Youth defender advocates for court discretion in juvenile cases

2 weeks ago 13

Juvenile Justice

Juveniles hold their hands behind their backs as they walk through the Clark County Juvenile Detention Center on Wednesday, May 25, 2011. Photo by Steve Marcus

By (contact)

Katherine Maher, a youth defender with the Washoe County public defender’s office, on Tuesday presented two hypothetical cases to the Assembly Committee on Judiciary.

In one, a minor gets into a fight at school and is charged with misdemeanor battery.

In the other, the same events transpire, but the minor is charged with challenging someone to fight, a more serious gross misdemeanor under current state law.

Nevada juvenile court judges can reduce the first student’s case to “informal supervision,” potentially referring them to anger management or counseling. But even if the court wanted to do the same for the second student, it wouldn’t be possible without approval of the local district attorney.

Legislation before the committee — Assembly Bill 88 — would allow juvenile courts the sole discretion as to who gets informal supervision.

“We feel this is the proper separation of powers, allowing the court to dispose of a case as it deems appropriate,” Maher said.

Along with the judge and district attorney, the child’s probation officer also has to recommend a minor be put under informal probation.

While Tuesday’s discussion was hypothetical, the issue was all too real for minors caught with marijuana pens just a few years ago.

At the time, they were being charged with felony possession of a controlled substance, Maher said.

The result was a “pretty invasive level of intervention” for young people who may have not had any other criminal history, she said.

They were subject to random urine tests and searches of their home.

“That was in part just due to the state’s policy at the time,” Maher said.

In some cases, Juvenile Justice Services recommended the cases be handled informally, but the judge did not have the discretion to do so, Maher said.

Maher said the state’s policy had since changed, but the situation demonstrated the “imbalance” with the way the law is written.

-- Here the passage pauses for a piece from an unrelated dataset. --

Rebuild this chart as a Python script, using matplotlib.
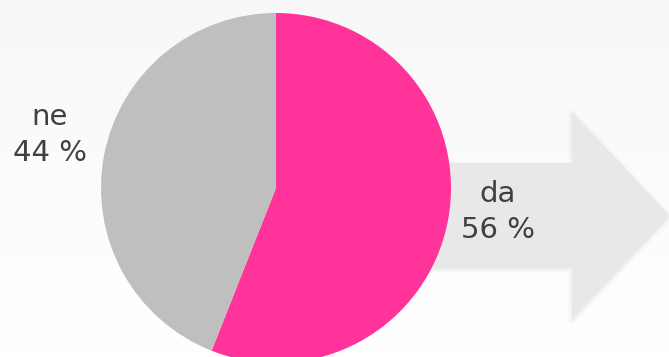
import matplotlib
matplotlib.use("Agg")
import matplotlib.pyplot as plt
from matplotlib.patches import Polygon
import numpy as np

# data
labels = ["da", "ne"]
shares = [56, 44]
colors = ["#ff3399", "#bfbfbf"]

W, H = 669, 357
fig = plt.figure(figsize=(W / 100, H / 100), dpi=100)
ax = fig.add_axes([0, 0, 1, 1])

# background gradient (light grey on top, white at the bottom)
grad = np.linspace(0, 1, 256).reshape(-1, 1)
ax.imshow(grad, cmap=matplotlib.colors.LinearSegmentedColormap.from_list("bg", ["#f8f8f8", "#ffffff"]),
          extent=[0, W, 0, H], aspect="auto", zorder=0)

# big arrow behind the pie, with a soft shadow
arrow = np.array([[430, 194], [572, 194], [572, 245], [669, 142], [572, 39],
                  [572, 90], [430, 90]], dtype=float)
for k, a in zip([6, 4, 2], [0.06, 0.08, 0.1]):
    shadow = arrow.copy()
    shadow[:, 1] -= 2
    ax.add_patch(Polygon(shadow, closed=True, facecolor="#d0d0d0", edgecolor="#d0d0d0",
                         linewidth=k, alpha=a, joinstyle="round", zorder=1))
ax.add_patch(Polygon(arrow, closed=True, facecolor="#e8e8e8", edgecolor="none", zorder=2))

# pie
ax.pie(shares, colors=colors, startangle=90, counterclock=False,
       center=(276, 169), radius=175, wedgeprops=dict(linewidth=0, zorder=3))
for w in ax.patches[-2:]:
    w.set_zorder(3)

ax.set_xlim(0, W)
ax.set_ylim(0, H)
ax.set_aspect("equal")
ax.axis("off")

txt = dict(fontsize=21, color="#404040", ha="center", va="center", family="DejaVu Sans",
           linespacing=1.4, zorder=5)
ax.text(498, 145, f"{labels[0]}\n{shares[0]} %", **txt)
ax.text(50, 222, f"{labels[1]}\n{shares[1]} %", **txt)

fig.savefig("out.png", dpi=100)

Assemblymember Thaddeus “Toby” Yurek, R-Henderson, said he was surprised that the public defender’s office would advocate for a program that requires minors to admit to their crimes before they can go through the informal process.

He questioned whether a young person may be motivated to admit to a crime, even with little evidence against them, to get into the program. “Are you really OK with that?” he asked.

Maher said if a minor expressed discomfort or said they wanted to speak with a lawyer, Juvenile Justice Services would refer the petition to the public defender’s office.

Informal supervision would also be used for a limited set of cases, she said.

“Juvenile Services is generally not recommending informal handling for a youth that’s exhibiting very high-risk behavior, violent offenses. And even if that were recommended, we have the safeguard of the judge,” Maher said.

Another bill the committee discussed, but also took no action on, would limit strip searches for children “except under extraordinary circumstances.”

Some legislators took issue with the lack of specificity as to the definition of “extraordinary.”

Assemblymember Cecelia Gonzalez, D-Las Vegas, who presented the bill, said she would “definitely take that into consideration.”

The legislation would require two officials to be present during a strip search and that one would have to submit a report on the search within 72 hours.

“Most (state facilities), if not all, have policies in place, but I think this bill ensures that there’s consistency … and limits what, when and how searches are undertaken,” said Jennifer Fraser, chief deputy public defender in Clark County’s Juvenile Division.